Nesse cenário, o vice-governador afirmou que o Governo está estudando proposta a ser apresentada ao governo federal para uma futura eventual concessão, com o objetivo de melhorar a eficiência desses trechos e também de encurtar viagens. Em uma das variantes, a mais barata, se encurtaria o trecho do trajeto de Santa Maria direto a São Gabriel.
“Nós estamos aqui avaliando cenários alternativos para contemplar revitalizações, novos terminais e variantes ferroviárias nesse estudo. Estamos muito convictos que tem que ter uma interoperabilidade entre o modal rodoviário, ferroviário e portuário, na medida em que curtas distâncias podem ser utilizados pelo modal rodoviário. Mas naturalmente, para que o modal ferroviário gaúcho possa sobreviver nos próximos anos, precisamos ter investimentos”, disse.
Ele reforçou que, para que os cenários apresentem viabilidade financeira, é necessário o abatimento da indenização devida pela eventual devolução onerosa de trechos. Ele explica que a concessionária não deve devolver trechos não utilizados pela União, precisa pagar pela devolução, e que, até 2022, nunca havia tido uma devolução onerosa desde as concessões da década de 90.
Entre os cenários de investimento para o modal, Gabriel destaca um contrato que envolveria 8 bilhões e 700 mil de investimento (em CapEx) com valor global de 31 bilhões de reais em concessão de 30 anos. “O Governo do estado quer trazer cenários de modelagens para contribuir com o debate da revitalização da malha”, disse. Ele defende, também, que a revitalização de trechos existentes e novos traçados podem ampliar o fluxo e atrair cargas, e que os novos traçados devem ter viabilidade limitada sem subsídios. Ainda, reforçou que investimentos atrelados à demanda devem ter prazos claros desde o início do contrato.

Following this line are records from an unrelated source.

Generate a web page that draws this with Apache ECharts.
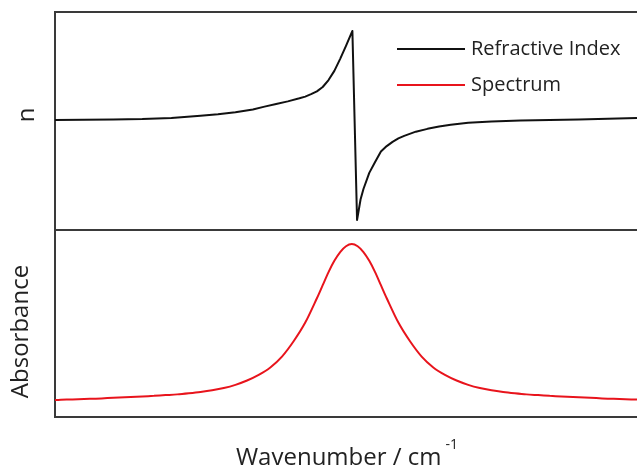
<!DOCTYPE html>
<html>
<head>
<meta charset="utf-8">
<script src="https://cdn.jsdelivr.net/npm/echarts@6/dist/echarts.min.js"></script>
<style>html,body{margin:0;padding:0;background:#fff;}#c{width:637px;height:472px;}</style>
</head>
<body>
<div id="c"></div>
<script>
// Refractive index (top panel)
const nX = [0, 5, 10, 15, 20, 25, 28, 31, 34, 36, 38, 40, 42, 43, 44, 45, 46, 47, 48, 49, 50, 51.1, 51.9, 52.5, 53, 54, 55, 56, 57, 58, 59, 60, 62, 64, 66, 68, 71, 75, 80, 85, 90, 95, 100];
const nY = [1.505, 1.506, 1.507, 1.509, 1.514, 1.524, 1.531, 1.540, 1.553, 1.566, 1.578, 1.590, 1.604, 1.612, 1.623, 1.636, 1.656, 1.688, 1.730, 1.785, 1.845, 1.913, 1.046, 1.140, 1.188, 1.262, 1.312, 1.360, 1.385, 1.404, 1.420, 1.432, 1.451, 1.464, 1.475, 1.483, 1.492, 1.498, 1.502, 1.505, 1.507, 1.510, 1.514];
// Absorbance spectrum (bottom panel)
const aX = [0, 1, 3, 5, 7, 9, 11, 13, 15, 17, 19, 21, 23, 25, 27, 29, 31, 33, 35, 37, 39, 41, 43, 45, 46, 47, 48, 49, 50, 51, 52, 53, 54, 55, 56, 57, 59, 61, 63, 65, 67, 69, 71, 73, 75, 77, 79, 81, 83, 85, 87, 89, 91, 93, 95, 97, 99, 100];
const aY = [0.091, 0.092, 0.094, 0.096, 0.098, 0.101, 0.104, 0.107, 0.110, 0.113, 0.117, 0.121, 0.127, 0.134, 0.143, 0.155, 0.172, 0.195, 0.225, 0.265, 0.323, 0.405, 0.505, 0.635, 0.705, 0.775, 0.835, 0.882, 0.913, 0.925, 0.913, 0.882, 0.835, 0.775, 0.705, 0.635, 0.505, 0.405, 0.323, 0.265, 0.225, 0.195, 0.172, 0.155, 0.143, 0.134, 0.127, 0.121, 0.117, 0.113, 0.110, 0.107, 0.104, 0.101, 0.098, 0.096, 0.094, 0.093];

const seriesNames = ['Refractive Index', 'Spectrum'];
const FONT = '"Open Sans", sans-serif';

const chart = echarts.init(document.getElementById('c'), null, {renderer: 'canvas'});
const hiddenAxis = {axisLine: {show: false}, axisTick: {show: false}, axisLabel: {show: false}, splitLine: {show: false}};

chart.setOption({
  animation: false,
  backgroundColor: '#fff',
  grid: [
    {left: 55, right: -10, top: 12, height: 218, show: true, borderColor: '#3a3a3a', borderWidth: 2, backgroundColor: 'transparent', outerBoundsMode: 'none', containLabel: false},
    {left: 55, right: -10, top: 230, height: 187, show: true, borderColor: '#3a3a3a', borderWidth: 2, backgroundColor: 'transparent', outerBoundsMode: 'none', containLabel: false}
  ],
  legend: {
    data: seriesNames,
    orient: 'vertical',
    left: 392, top: 34,
    icon: 'rect', itemWidth: 68, itemHeight: 2, itemGap: 16,
    textStyle: {fontFamily: FONT, fontSize: 20, color: '#222', padding: [0, 0, 0, 1]}
  },
  xAxis: [
    Object.assign({type: 'value', gridIndex: 0, min: 0, max: 101.72}, hiddenAxis),
    Object.assign({type: 'value', gridIndex: 1, min: 0, max: 101.72,
      name: '{a|Wavenumber / cm}{s|-1}', nameLocation: 'middle', nameGap: 21,
      nameTextStyle: {padding: [0, 8, 0, 0], rich: {
        a: {fontFamily: FONT, fontSize: 24, color: '#222', verticalAlign: 'bottom'},
        s: {fontFamily: FONT, fontSize: 14, color: '#222', verticalAlign: 'top', padding: [0, 0, 18, 4]}
      }}}, hiddenAxis)
  ],
  yAxis: [
    Object.assign({type: 'value', gridIndex: 0, min: 1.0, max: 2.0,
      name: 'n', nameLocation: 'middle', nameRotate: 90, nameGap: 16,
      nameTextStyle: {fontFamily: FONT, fontSize: 24, color: '#222', padding: [0, 0, 0, 12]}}, hiddenAxis),
    Object.assign({type: 'value', gridIndex: 1, min: 0, max: 1,
      name: 'Absorbance', nameLocation: 'middle', nameRotate: 90, nameGap: 22,
      nameTextStyle: {fontFamily: FONT, fontSize: 24, color: '#222', padding: [0, 16, 0, 0]}}, hiddenAxis)
  ],
  series: [
    {name: seriesNames[0], type: 'line', xAxisIndex: 0, yAxisIndex: 0, showSymbol: false, symbol: 'none',
      smooth: false, lineStyle: {color: '#111', width: 2, join: 'round'}, itemStyle: {color: '#111'},
      data: nX.map((x, i) => [x, nY[i]])},
    {name: seriesNames[1], type: 'line', xAxisIndex: 1, yAxisIndex: 1, showSymbol: false, symbol: 'none',
      smooth: 0.3, lineStyle: {color: '#e8141c', width: 2}, itemStyle: {color: '#e8141c'},
      data: aX.map((x, i) => [x, aY[i]])}
  ]
});
</script>
</body>
</html>
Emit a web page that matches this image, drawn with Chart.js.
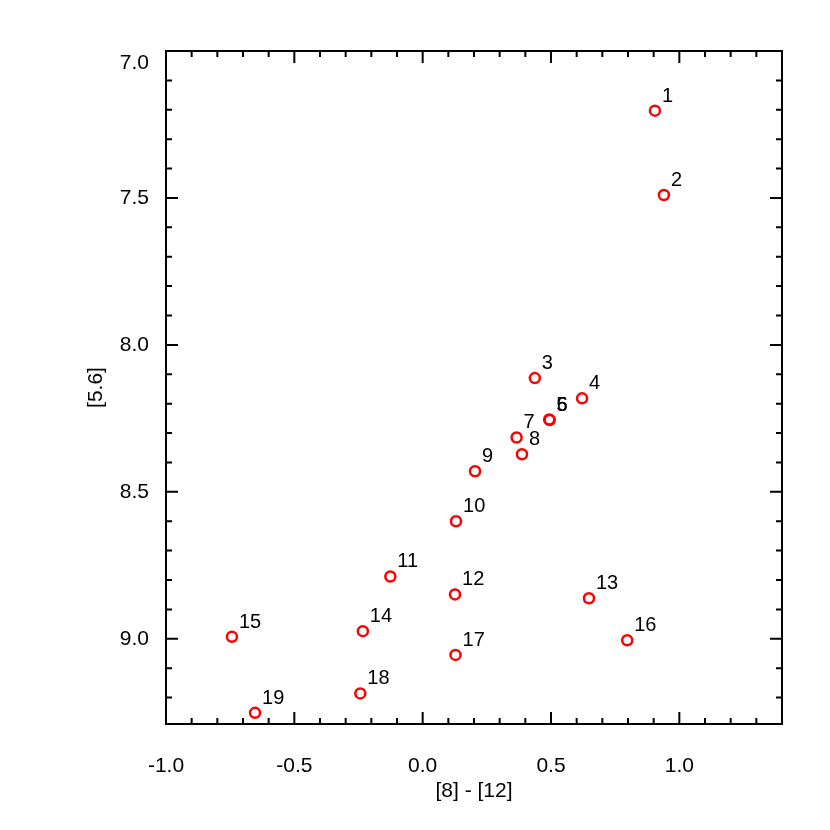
<!DOCTYPE html>
<html>
<head>
<meta charset="utf-8">
<script src="https://cdn.jsdelivr.net/npm/chart.js@4.4.1/dist/chart.umd.min.js"></script>
<style>
    html, body { margin: 0; padding: 0; background: #fff; }
</style>
</head>
<body>
<canvas id="chart-area1" width="830" height="830"></canvas>
<script>
// star numbers, colour [8]-[12] and magnitude [5.6]
var starNames = ['1', '2', '3', '4', '5', '6', '7', '8', '9', '10',
                 '11', '12', '13', '14', '15', '16', '17', '18', '19'];
var colour812 = [0.905, 0.940, 0.437, 0.621, 0.493, 0.495, 0.366, 0.387, 0.204, 0.130,
                 -0.126, 0.126, 0.648, -0.233, -0.743, 0.797, 0.128, -0.243, -0.653];
var mag56 = [7.203, 7.490, 8.113, 8.182, 8.254, 8.256, 8.315, 8.372, 8.430, 8.600,
             8.788, 8.849, 8.862, 8.974, 8.993, 9.005, 9.055, 9.186, 9.252];
var xTickLabels = ['-1.0', '-0.5', '0.0', '0.5', '1.0'];
var yTickLabels = ['7.0', '7.5', '8.0', '8.5', '9.0'];

Chart.defaults.font.family = '"Liberation Sans", Arial, Helvetica, sans-serif';
Chart.defaults.color = '#000';

function onStep(v, s) {
    return Math.abs(v / s - Math.round(v / s)) < 1e-6;
}
function fmt(v) {
    if (Math.abs(v) < 1e-9) v = 0;
    return v.toFixed(1);
}

// IDL style frame: box on four sides, ticks pointing in, numbers next to points
var frameAndLabels = {
    id: 'frameAndLabels',
    afterDatasetsDraw: function (chart) {
        var ctx = chart.ctx;
        var area = chart.chartArea;
        var xs = chart.scales.x, ys = chart.scales.y;
        ctx.save();
        ctx.strokeStyle = '#000';
        ctx.lineWidth = 2;
        ctx.strokeRect(area.left, area.top, area.right - area.left, area.bottom - area.top);

        ctx.beginPath();
        xs.ticks.forEach(function (t) {
            if (!onStep(t.value, 0.1)) return;
            var len = onStep(t.value, 0.5) ? 12 : 6;
            var px = xs.getPixelForValue(t.value);
            ctx.moveTo(px, area.bottom); ctx.lineTo(px, area.bottom - len);
            ctx.moveTo(px, area.top); ctx.lineTo(px, area.top + len);
        });
        ys.ticks.forEach(function (t) {
            if (!onStep(t.value, 0.1)) return;
            var len = onStep(t.value, 0.5) ? 12 : 6;
            var py = ys.getPixelForValue(t.value);
            ctx.moveTo(area.left, py); ctx.lineTo(area.left + len, py);
            ctx.moveTo(area.right, py); ctx.lineTo(area.right - len, py);
        });
        ctx.stroke();

        var meta = chart.getDatasetMeta(0);
        ctx.fillStyle = '#000';
        ctx.font = '20px "Liberation Sans", Arial, sans-serif';
        ctx.textAlign = 'left';
        ctx.textBaseline = 'alphabetic';
        meta.data.forEach(function (pt, i) {
            ctx.fillText(starNames[i], pt.x + 7, pt.y - 9);
        });
        ctx.restore();
    }
};

var points = [];
for (var i = 0; i < colour812.length; i++) {
    points.push({ x: colour812[i], y: mag56[i] });
}

var config = {
    type: 'scatter',
    data: {
        datasets: [{
            data: points,
            pointStyle: 'circle',
            pointRadius: 5,
            pointBorderWidth: 2.5,
            pointBorderColor: '#ff0000',
            pointBackgroundColor: 'rgba(0,0,0,0)'
        }]
    },
    options: {
        responsive: false,
        animation: false,
        events: [],
        devicePixelRatio: 1,
        layout: { padding: { top: 51, right: 48, left: 0, bottom: 0 } },
        plugins: {
            legend: { display: false },
            tooltip: { enabled: false }
        },
        scales: {
            x: {
                type: 'linear',
                min: -1.0,
                max: 1.4,
                grid: { display: false },
                border: { display: false },
                ticks: {
                    stepSize: 0.1,
                    autoSkip: false,
                    maxRotation: 0,
                    padding: 22,
                    font: { size: 21 },
                    callback: function (value) {
                        var s = fmt(value);
                        return xTickLabels.indexOf(s) >= 0 && onStep(value, 0.5) ? s : '';
                    }
                },
                title: {
                    display: true,
                    text: '[8] - [12]',
                    font: { size: 21 },
                    padding: { top: 0, bottom: 26 }
                },
                afterFit: function (scale) { scale.height = 106; }
            },
            y: {
                type: 'linear',
                reverse: true,
                min: 7.0,
                max: 9.29,
                grid: { display: false },
                border: { display: false },
                ticks: {
                    stepSize: 0.1,
                    autoSkip: false,
                    padding: 9,
                    font: { size: 21, lineHeight: 1.15 },
                    callback: function (value) {
                        var s = fmt(value);
                        if (!onStep(value, 0.5) || yTickLabels.indexOf(s) < 0) return '';
                        if (s === yTickLabels[0]) return ['', s]; // top label sits below the frame corner
                        return s;
                    }
                },
                title: {
                    display: true,
                    text: '[5.6]',
                    font: { size: 21 },
                    padding: { top: 84, bottom: 0 }
                },
                afterFit: function (scale) { scale.width = 166; }
            }
        }
    },
    plugins: [frameAndLabels]
};

var ctx = document.getElementById('chart-area1').getContext('2d');
var myScatter = new Chart(ctx, config);
</script>
</body>
</html>
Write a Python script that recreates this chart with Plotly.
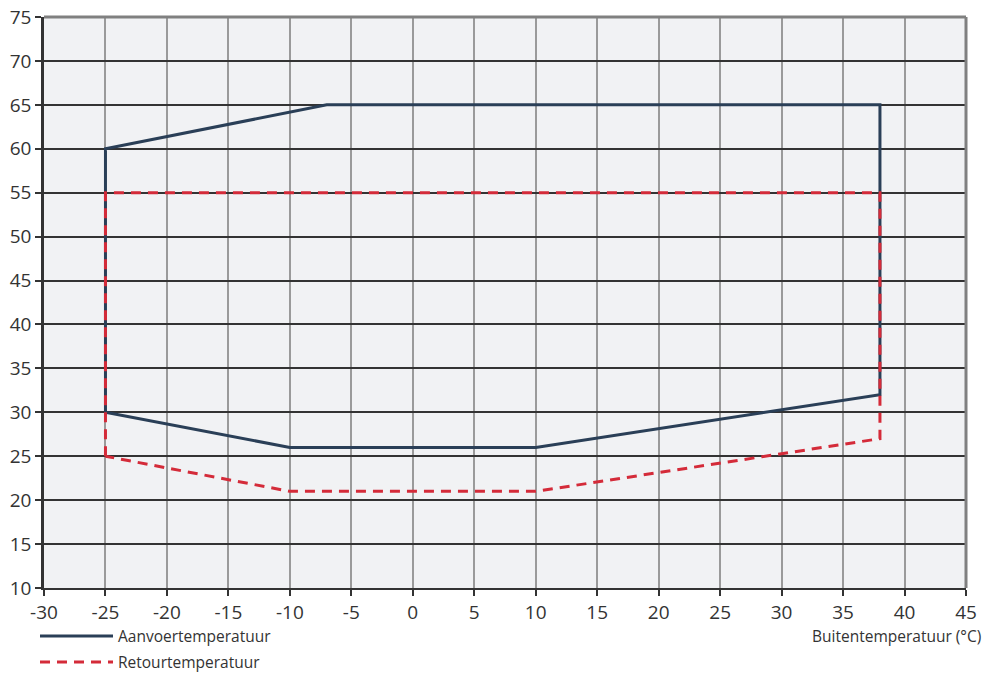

Em sua fala, Camozatto afirmou que o custo Brasil é tratado como 20% do PIB, mais da metade (13,3%) vem do custo logístico para produção nacional. Parte vem da baixa qualidade da infraestrutura de transportes e outra parte vem da priorização do modal rodoviário em detrimento aos demais. Ele ressaltou que, em 25 anos, a malha gaúcha perdeu 1,5 mil quilômetros, e reforçou que a enchente tornou o cenário mais desafiador, aumentando o custo logístico.